Эпоха перехода от средних веков к новому времени предоставляет для такого анализа уникальный материал. Именно с этой эпохой связывается начало эры политической терпимости – принцип толерантности был впервые закреплён государством в законодательных актах. В то же время именно этот период, как показал М. Фуко, оказывается моментом оформления современной формы отторжения со стороны господствующей парадигмы мышления, эпохой «великого заточения». Мне показалось интересным в этой связи взглянуть в сторону Англии второй половины XVII в., ибо в несколько десятков лет здесь оказался впрессован опыт как правовых разработок в области терпимости-отторжения, так и философского обоснования интересующих нас проблем в работах Т. Гоббса и Дж. Локка. Выбор материала обусловливается, в частности, тем, что в исследованиях толерантности–нетерпимости Англию, как правило, обходят стороной. Английский опыт разграничения терпимого–нетерпимого способен сбить с толку любого исследователя, мыслящего в категориях прогресса и постепенного движения от нетерпимости средневековья к новоевропейскому идеалу консенсуса. Самую широкую терпимость здесь проявил диктатор Кромвель, который в своём программном документе «Орудие управления» (“The Instrument of Government”) провозгласил готовность приветствовать разные вероисповедания. Целиком новоевропейские проекты толерантности подготовили короли из династии Стюартов, получившие двойку на «суде истории». А флагман политической свободы – английский парламент – сопротивлялся не только диктатуре Стюартов, но и внедрению веротерпимости. Сказанное делает опыт английского размежевания терпимого–нетерпимого очень любопытным материалом для изучения принципов разграничения уровней вне-нормального.
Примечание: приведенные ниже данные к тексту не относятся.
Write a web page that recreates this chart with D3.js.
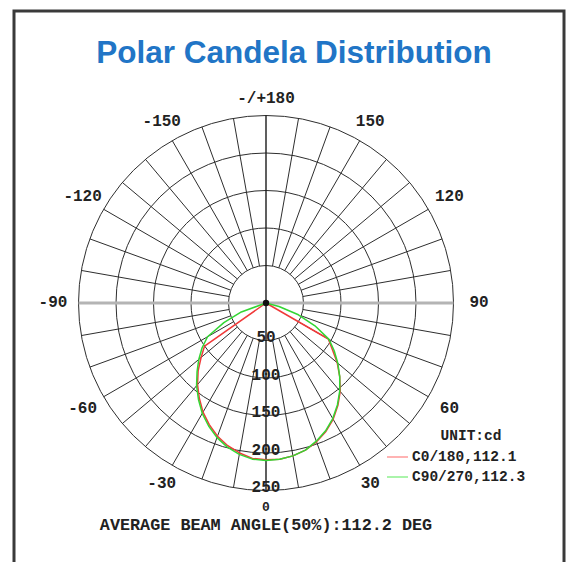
<!DOCTYPE html>
<html>
<head>
<meta charset="utf-8">
<script src="https://cdn.jsdelivr.net/npm/d3@7"></script>
<style>
  html, body { margin: 0; padding: 0; background: #fff; }
  svg { display: block; }
</style>
</head>
<body>
<svg id="chart" width="570" height="562"></svg>
<script>
// Gamma angles (deg) of the photometric measurements
const gamma = [0, 5, 10, 15, 20, 25, 30, 35, 40, 45, 50, 55, 60, 65, 70, 75, 80, 85, 90];

// Candela values per half-plane
const c0   = [209, 209, 207, 203, 197, 189, 179, 167, 154, 139, 124, 108, 96, 0, 0, 0, 0, 0, 0];
const c180 = [209, 208, 203, 197, 189, 179, 168, 155, 142, 128, 113, 100, 0, 0, 0, 0, 0, 0, 0];
const c90  = [210, 209, 207, 203, 196, 188, 178, 166, 153, 139, 125, 111, 97, 72, 46, 18, 0, 0, 0];
const c270 = [210, 209, 205, 199, 191, 181, 170, 157, 144, 130, 117, 104, 90, 62, 35, 0, 0, 0, 0];

// Radial rings and angle labels
const ringValues = [50, 100, 150, 200, 250];
const angleTicks = [0, 30, 60, 90, 120, 150, 180, -30, -60, -90, -120, -150];
const angleLabels = {"0": "0", "30": "30", "60": "60", "90": "90", "120": "120", "150": "150",
  "180": "-/+180", "-30": "-30", "-60": "-60", "-90": "-90", "-120": "-120", "-150": "-150"};

const series = [
  {name: "C0/180,112.1", right: c0, left: c180, color: "#f03a3a", legend: "#ff9a9a"},
  {name: "C90/270,112.3", right: c90, left: c270, color: "#33d633", legend: "#8ef08e"}
];
const unitLabel = "UNIT:cd";
const beamText = "AVERAGE BEAM ANGLE(50%):112.2 DEG";
const title = "Polar Candela Distribution";

const svg = d3.select("#chart");
const cx = 266, cy = 303, R = 187.5;
const mono = "'Liberation Mono', 'DejaVu Sans Mono', monospace";

// frame
svg.append("rect")
  .attr("x", 14).attr("y", 11).attr("width", 550).attr("height", 560)
  .attr("fill", "#fff").attr("stroke", "#3a3a3a").attr("stroke-width", 3);

svg.append("text")
  .attr("x", 294).attr("y", 63)
  .attr("text-anchor", "middle")
  .attr("font-family", "'Liberation Sans', Arial, sans-serif")
  .attr("font-weight", "bold").attr("font-size", 31.5)
  .attr("fill", "#2175c6")
  .text(title);

const r = d3.scaleLinear().domain([0, 250]).range([0, R]);
const g = svg.append("g").attr("transform", `translate(${cx},${cy})`);

// screen position for a gamma angle measured from straight down, positive to the right
const pos = (deg, rad) => {
  const a = deg * Math.PI / 180;
  return [rad * Math.sin(a), rad * Math.cos(a)];
};

// radial spokes every 10 degrees between the inner ring and the outer ring
const spokes = d3.range(-170, 180, 10).filter(d => d !== 0 && d !== 90 && d !== -90);
g.selectAll("line.spoke").data(spokes).join("line")
  .attr("class", "spoke")
  .attr("x1", d => pos(d, r(50))[0]).attr("y1", d => pos(d, r(50))[1])
  .attr("x2", d => pos(d, R)[0]).attr("y2", d => pos(d, R)[1])
  .attr("stroke", "#2e2e2e").attr("stroke-width", 1);

g.selectAll("circle.ring").data(ringValues).join("circle")
  .attr("class", "ring")
  .attr("r", d => r(d))
  .attr("fill", "none").attr("stroke", "#2e2e2e").attr("stroke-width", 1);

// horizontal 90 axis (grey) and vertical 0/180 axis (dark)
g.append("line")
  .attr("x1", -R).attr("x2", R).attr("y1", 0).attr("y2", 0)
  .attr("stroke", "#b4b4b4").attr("stroke-width", 3);
g.append("line")
  .attr("x1", 0).attr("x2", 0).attr("y1", -R).attr("y2", R)
  .attr("stroke", "#1a1a1a").attr("stroke-width", 1.4);

// candela curves
const radial = d3.lineRadial()
  .angle(d => d[0])
  .radius(d => r(d[1]));
series.forEach(s => {
  const pts = [];
  for (let i = gamma.length - 1; i >= 0; i--) pts.push([Math.PI + gamma[i] * Math.PI / 180, s.left[i]]);
  for (let i = 1; i < gamma.length; i++) pts.push([Math.PI - gamma[i] * Math.PI / 180, s.right[i]]);
  g.append("path")
    .attr("d", radial(pts))
    .attr("fill", "none")
    .attr("stroke", s.color)
    .attr("stroke-width", 1.5)
    .attr("stroke-linejoin", "round");
});

g.append("circle").attr("r", 3.2).attr("fill", "#111");

// ring value labels along the 0 axis
g.selectAll("text.ringlbl").data(ringValues).join("text")
  .attr("class", "ringlbl")
  .attr("x", 0).attr("y", d => r(d) - 2.5)
  .attr("text-anchor", "middle").attr("dominant-baseline", "central")
  .attr("font-family", mono).attr("font-weight", "bold").attr("font-size", 16)
  .attr("fill", "#222")
  .text(d => d);

// angle labels
const labelRadius = d => d === 0 ? 204 : 204 + 9 * Math.abs(Math.sin(d * Math.PI / 180));
g.selectAll("text.anglbl").data(angleTicks).join("text")
  .attr("class", "anglbl")
  .attr("x", d => pos(d, labelRadius(d))[0])
  .attr("y", d => pos(d, labelRadius(d))[1])
  .attr("text-anchor", "middle").attr("dominant-baseline", "central")
  .attr("font-family", mono).attr("font-weight", "bold").attr("font-size", d => d === 0 ? 13 : 16)
  .attr("fill", "#222")
  .text(d => angleLabels[String(d)]);

// legend
svg.append("text")
  .attr("x", 471).attr("y", 436)
  .attr("text-anchor", "middle").attr("dominant-baseline", "central")
  .attr("font-family", mono).attr("font-weight", "bold").attr("font-size", 14.5)
  .attr("fill", "#222").text(unitLabel);
const lg = svg.selectAll("g.leg").data(series).join("g")
  .attr("class", "leg")
  .attr("transform", (d, i) => `translate(387,${457 + i * 20})`);
lg.append("line").attr("x1", 0).attr("x2", 21).attr("y1", 0).attr("y2", 0)
  .attr("stroke", d => d.legend).attr("stroke-width", 1.5);
lg.append("text").attr("x", 25).attr("y", 0)
  .attr("dominant-baseline", "central")
  .attr("font-family", mono).attr("font-weight", "bold").attr("font-size", 14.5)
  .attr("fill", "#222").text(d => d.name);

svg.append("text")
  .attr("x", 266).attr("y", 525)
  .attr("text-anchor", "middle").attr("dominant-baseline", "central")
  .attr("font-family", mono).attr("font-weight", "bold").attr("font-size", 16.8)
  .attr("fill", "#222").text(beamText);
</script>
</body>
</html>
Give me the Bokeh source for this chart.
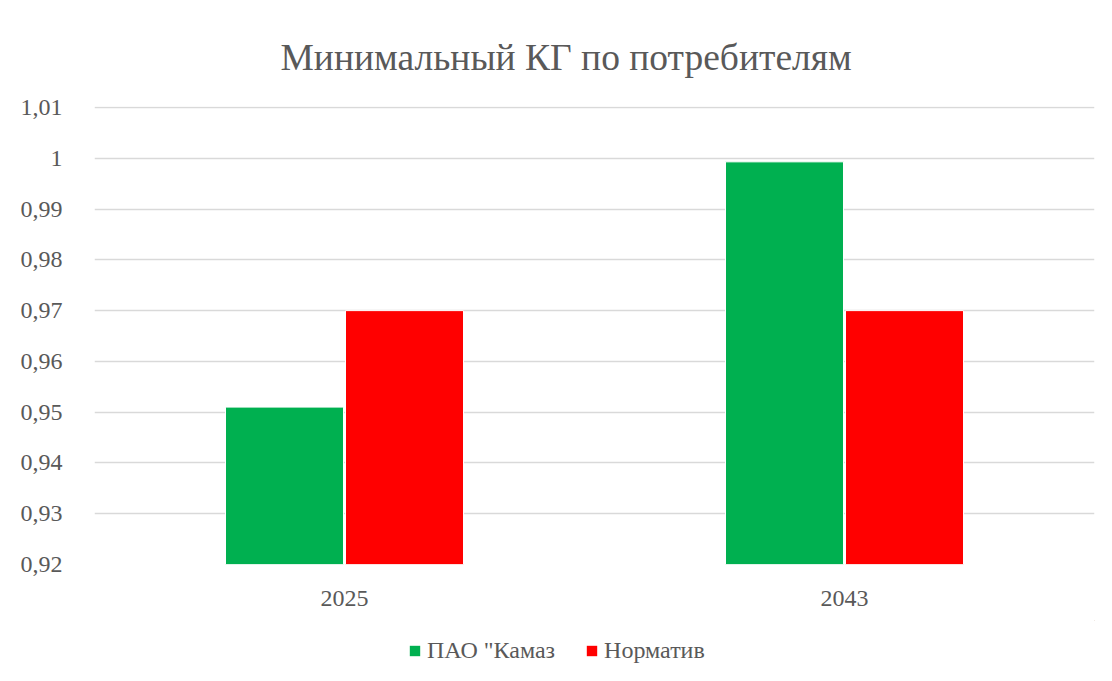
from bokeh.plotting import figure
from bokeh.models import FixedTicker, CustomJSTickFormatter, Legend, LegendItem, Range1d, ColumnDataSource
from bokeh.transform import dodge
from bokeh.layouts import column
from bokeh.embed import file_html
from bokeh.resources import INLINE

categories = ["2025", "2043"]
kamaz = [0.951, 0.9993]
normativ = [0.97, 0.97]
series_names = ['ПАО "Камаз', "Норматив"]
y_ticks = [0.92, 0.93, 0.94, 0.95, 0.96, 0.97, 0.98, 0.99, 1.0, 1.01]
title_text = "Минимальный КГ по потребителям"
colors = ["#00B050", "#FF0000"]

FONT = "Liberation Serif"
TXT = "#595959"

src = ColumnDataSource(dict(cat=categories, kamaz=kamaz, norm=normativ))

p = figure(x_range=categories, y_range=Range1d(0.92, 1.0102),
           frame_width=1000, frame_height=458, output_backend="svg", toolbar_location=None,
           min_border_left=94, min_border_right=10, min_border_top=106, min_border_bottom=56)

p.title.text = title_text
p.title.text_font = FONT
p.title.text_font_size = "37.5px"
p.title.text_font_style = "normal"
p.title.text_color = TXT
p.title.align = "left"
p.title.offset = 186
p.title.standoff = 58

r1 = p.vbar(x=dodge("cat", -0.12, range=p.x_range), top="kamaz", bottom=0.92, width=0.236,
            source=src, fill_color=colors[0], line_color="white", line_width=1)
r2 = p.vbar(x=dodge("cat", 0.12, range=p.x_range), top="norm", bottom=0.92, width=0.236,
            source=src, fill_color=colors[1], line_color="white", line_width=1)

p.yaxis.ticker = FixedTicker(ticks=y_ticks)
p.yaxis.formatter = CustomJSTickFormatter(code="""
var s = (Math.round(tick*100)/100).toString();
return s.replace('.', ',');
""")
for ax in (p.xaxis[0], p.yaxis[0]):
    ax.axis_line_color = None
    ax.major_tick_line_color = None
    ax.minor_tick_line_color = None
    ax.major_label_text_font = FONT
    ax.major_label_text_font_size = "24px"
    ax.major_label_text_color = TXT
p.yaxis.major_label_standoff = 26
p.xaxis.major_label_standoff = 20

p.xgrid.grid_line_color = None
p.ygrid.grid_line_color = "#d9d9d9"
p.ygrid.grid_line_width = 1.5
p.ygrid.ticker = FixedTicker(ticks=y_ticks)
p.outline_line_color = None

# legend strip below the chart (swatch renderers lie outside its visible range)
p2 = figure(width=1104, height=53, output_backend="svg", toolbar_location=None,
            x_axis_location=None, y_axis_location=None,
            x_range=Range1d(0, 1), y_range=Range1d(0, 1),
            min_border_left=0, min_border_right=0, min_border_top=0, min_border_bottom=0)
p2.grid.visible = False
p2.outline_line_color = None
s1 = p2.vbar(x=[5], top=[5], bottom=[4], width=0.1, fill_color=colors[0], line_color=None)
s2 = p2.vbar(x=[5], top=[5], bottom=[4], width=0.1, fill_color=colors[1], line_color=None)

legend = Legend(items=[LegendItem(label=series_names[0], renderers=[s1]),
                       LegendItem(label=series_names[1], renderers=[s2])],
                orientation="horizontal", location=(314, 9))
legend.label_text_font = FONT
legend.label_text_font_size = "24px"
legend.label_text_color = TXT
legend.glyph_width = 13
legend.glyph_height = 13
legend.spacing = 30
legend.label_standoff = 6
legend.label_height = 28
legend.border_line_color = None
legend.background_fill_alpha = 0
legend.padding = 0
legend.margin = 0
p2.add_layout(legend, "center")

layout = column(p, p2, spacing=0)
open("out.html", "w").write(file_html(layout, INLINE))
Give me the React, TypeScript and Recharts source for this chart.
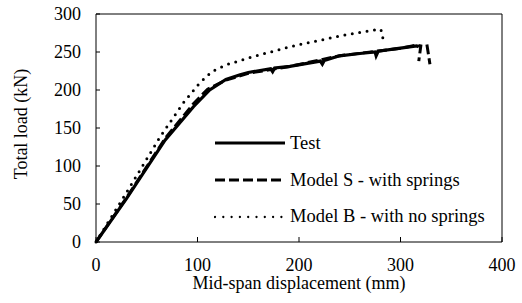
import React from 'react';
import { LineChart, Line, XAxis, YAxis, Legend, ReferenceLine } from 'recharts';

// mid-span displacement (mm) and total load (kN)
const testDisp = [0, 30, 68, 96, 112, 128, 142, 150, 172, 174, 176, 191, 221, 223, 225, 240, 260, 275, 276, 278, 300, 316, 318];
const testLoad = [0, 57, 134, 178, 200, 214, 220, 223, 228, 224, 229, 231, 238, 234, 239, 245, 248, 250, 245, 251, 255, 258, 257];

// null marks the break in the Model S trace near failure
const modelSDisp = [0, 30, 68, 96, 110, 128, 150, 191, 240, 276, 300, 316, 320, 318, 322, 326, 329];
const modelSLoad = [0, 58, 136, 182, 201, 213, 222, 231, 245, 251, 255, 259, 258, 238, null, 260, 234];

const modelBDisp = [0, 30, 63, 86, 102, 114, 128, 150, 191, 240, 265, 280, 282, 283];
const modelBLoad = [0, 65, 138, 183, 209, 224, 233, 242, 257, 271, 277, 280, 276, 263];

const xTicks = [0, 100, 200, 300, 400];
const yTicks = [0, 50, 100, 150, 200, 250, 300];

const toPoints = (xs: number[], ys: (number | null)[]) => xs.map((x, i) => ({ x, y: ys[i] }));

const testData = toPoints(testDisp, testLoad);
const modelSData = toPoints(modelSDisp, modelSLoad);
const modelBData = toPoints(modelBDisp, modelBLoad);

const font = "'Liberation Serif', 'DejaVu Serif', serif";
const fs = 18;

const legendRows = [
  { name: 'Test', dash: undefined, width: 3, cap: 'butt' },
  { name: 'Model S - with springs', dash: '10 4', width: 3, cap: 'butt' },
  { name: 'Model B - with no springs', dash: '0 8.3', width: 2.3, cap: 'round' },
];

const LegendBox = () => (
  <div style={{ fontFamily: font, fontSize: 18.5, color: '#000', lineHeight: 1 }}>
    {legendRows.map((r) => (
      <div key={r.name} style={{ display: 'flex', alignItems: 'center', height: 36.7 }}>
        <svg width={72} height={8} style={{ marginRight: 4 }}>
          <line x1={1} y1={4} x2={71} y2={4} stroke="#000" strokeWidth={r.width}
            strokeDasharray={r.dash} strokeLinecap={r.cap as any} />
        </svg>
        <span>{r.name}</span>
      </div>
    ))}
  </div>
);

const App: React.FC = () => {
  return (
    <div style={{ position: 'absolute', left: 0, top: 0, background: '#fff', fontFamily: font }}>
      <LineChart width={522} height={303} margin={{ top: 14, right: 20, bottom: 0, left: 0 }}>
        <XAxis
          type="number"
          dataKey="x"
          domain={[0, 400]}
          ticks={xTicks}
          height={61}
          stroke="#000"
          tickSize={-5}
          tickMargin={21}
          tick={{ fill: '#000', fontSize: fs, fontFamily: font }}
          label={{
            content: ({ viewBox }: any) => (
              <text x={viewBox.x + viewBox.width / 2} y={283} textAnchor="middle" dominantBaseline="central"
                style={{ fontFamily: font }} fontSize={fs} fill="#000">Mid-span displacement (mm)</text>
            ),
          }}
        />
        <YAxis
          type="number"
          dataKey="y"
          domain={[0, 300]}
          ticks={yTicks}
          width={96}
          stroke="#000"
          tickSize={-4}
          tickMargin={19}
          tick={{ fill: '#000', fontSize: fs, fontFamily: font }}
          label={{
            content: ({ viewBox }: any) => {
              const cy = viewBox.y + viewBox.height / 2 - 4;
              return (
                <text x={21} y={cy} transform={`rotate(-90, 21, ${cy})`} textAnchor="middle" dominantBaseline="central"
                  style={{ fontFamily: font }} fontSize={fs} fill="#000">Total load (kN)</text>
              );
            },
          }}
        />
        <ReferenceLine y={300} stroke="#000" strokeWidth={1} />
        <ReferenceLine x={400} stroke="#000" strokeWidth={1} />
        <Line data={modelBData} dataKey="y" stroke="#000" strokeWidth={3} strokeDasharray="0 7.5"
          strokeLinecap="round" dot={false} isAnimationActive={false} />
        <Line data={modelSData} dataKey="y" stroke="#000" strokeWidth={3} strokeDasharray="10 4"
          dot={false} connectNulls={false} isAnimationActive={false} />
        <Line data={testData} dataKey="y" stroke="#000" strokeWidth={3.2} dot={false} isAnimationActive={false} />
        <Legend
          layout="horizontal"
          align="center"
          verticalAlign="middle"
          content={() => <LegendBox />}
          wrapperStyle={{ left: 214, top: 125, width: 'auto' }}
        />
      </LineChart>
    </div>
  );
};

export default App;
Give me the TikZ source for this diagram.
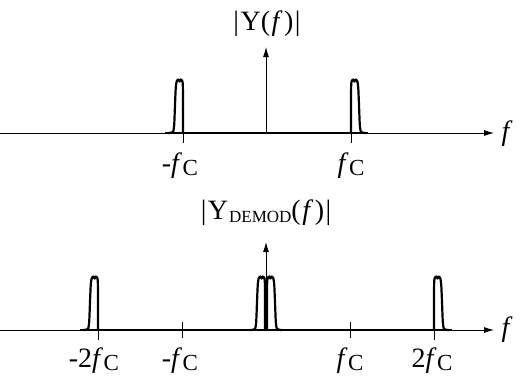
\documentclass[tikz,border=0pt]{standalone}
\usepackage{fontspec}
\setmainfont{Liberation Serif}
\usetikzlibrary{arrows.meta}
\newcommand{\fcsub}{\textit{f}\kern0.5pt\raisebox{-3pt}{\fontsize{23}{23}\selectfont C}}
\tikzset{
  axisline/.style={line width=0.9pt},
  baseline/.style={line width=2pt},
  pulseline/.style={line width=2.2pt, line join=round, line cap=round},
  axarrow/.style={-{Latex[length=10pt,width=6pt]}, line width=0.9pt},
  ticksty/.style={line width=0.8pt},
  lbl/.style={font=\fontsize{28}{30}\selectfont, inner sep=0pt},
  pics/pulse/.style={code={
    \draw[pulseline] plot[smooth, tension=0.4] coordinates {
      (0,0) (0,-30) (0.2,-49) (1,-52.5) (2.2,-53.5) (3.4,-51.5) (4.8,-53.5) (6.2,-52) (7.2,-46) (8,-28) (8.8,-8) (9.8,-1.5) (11.5,-0.3) (15,0)};
  }}
}
\begin{document}
\begin{tikzpicture}[x=1pt,y=-1pt]
\useasboundingbox (0,0) rectangle (530,381);
% ---------- top panel ----------
\coordinate (tl) at (0,133);
\coordinate (tr) at (494,133);
\draw[axarrow] (tl) -- (tr);
\draw[baseline] (165,133) -- (368,133);
\coordinate (t0) at (266,133);
\coordinate (ttop) at (266,47);
\draw[axarrow] (t0) -- (ttop);
\node[lbl] (ty) at (267,24) {|\kern1.5pt Y(\kern1.5pt\textit{f}\kern1.5pt)\kern1.5pt|};
\node[lbl] (tf) at (507,134) {\textit{f}};
% ticks
\draw[ticksty] (183,133) -- (183,143);
\draw[ticksty] (351,133) -- (351,143);
\node[lbl] (tmfc) at (180,166) {-\fcsub};
\node[lbl] (tfc) at (351,166) {\fcsub};
% pulses
\pic[xscale=-1] at (183,133) {pulse};
\pic at (351,133) {pulse};
% ---------- bottom panel ----------
\coordinate (bl) at (0,330);
\coordinate (br) at (494,330);
\draw[axarrow] (bl) -- (br);
\draw[baseline] (80,330) -- (452,330);
\coordinate (b0) at (266,330);
\coordinate (btop) at (266,242);
\draw[axarrow] (b0) -- (btop);
\node[lbl] (by) at (266,213) {|\kern1.5pt Y\kern1pt\raisebox{-3pt}{\fontsize{17}{17}\selectfont DEMOD}(\kern1.5pt\textit{f}\kern1.5pt)\kern1.5pt|};
\node[lbl] (bf) at (507,330) {\textit{f}};
% ticks
\draw[ticksty] (98,330) -- (98,340);
\draw[ticksty] (182,322) -- (182,338);
\draw[ticksty] (350,322) -- (350,338);
\draw[ticksty] (434,330) -- (434,340);
\node[lbl] (bm2fc) at (94,361) {-2\fcsub};
\node[lbl] (bmfc) at (180,361) {-\fcsub};
\node[lbl] (bfc) at (350,361) {\fcsub};
\node[lbl] (b2fc) at (432,361) {2\fcsub};
% pulses
\pic[xscale=-1] at (98,330) {pulse};
\pic[xscale=-1] at (265,330) {pulse};
\pic at (267,330) {pulse};
\pic at (434,330) {pulse};
\end{tikzpicture}
\end{document}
Позволю себе начать с анализа уровней отторжения, фиксируемых документами о веротерпимости эпохи правления католика Якова II Стюарта (1685–1688) и протестанта Вильгельма Оранского (1689–1702). Любопытно, что, будучи созданы политическими и конфессиональными противниками, документы демонстрируют единые принципы размежевания неприемлемых феноменов. Пространства нормы и вне-нормального имеют здесь разное наполнение, но принципы их заполнения остаются общими. К нормальному причисляются приверженцы королевской конфессии. Терпимость провозглашается по отношению к представителям отличных от официальной деноминаций, которые доказали свою верность правящему монарху и полезность для дела процветания государства. Отказывают в терпимости тем, чья конфессия угрожает целостности государства. Удивительным при этом кажется абсолютное равнодушие авторов документов к содержанию убеждений (особенно, если учесть, что объектом интереса этих документов как раз и оказываются права различных конфессий).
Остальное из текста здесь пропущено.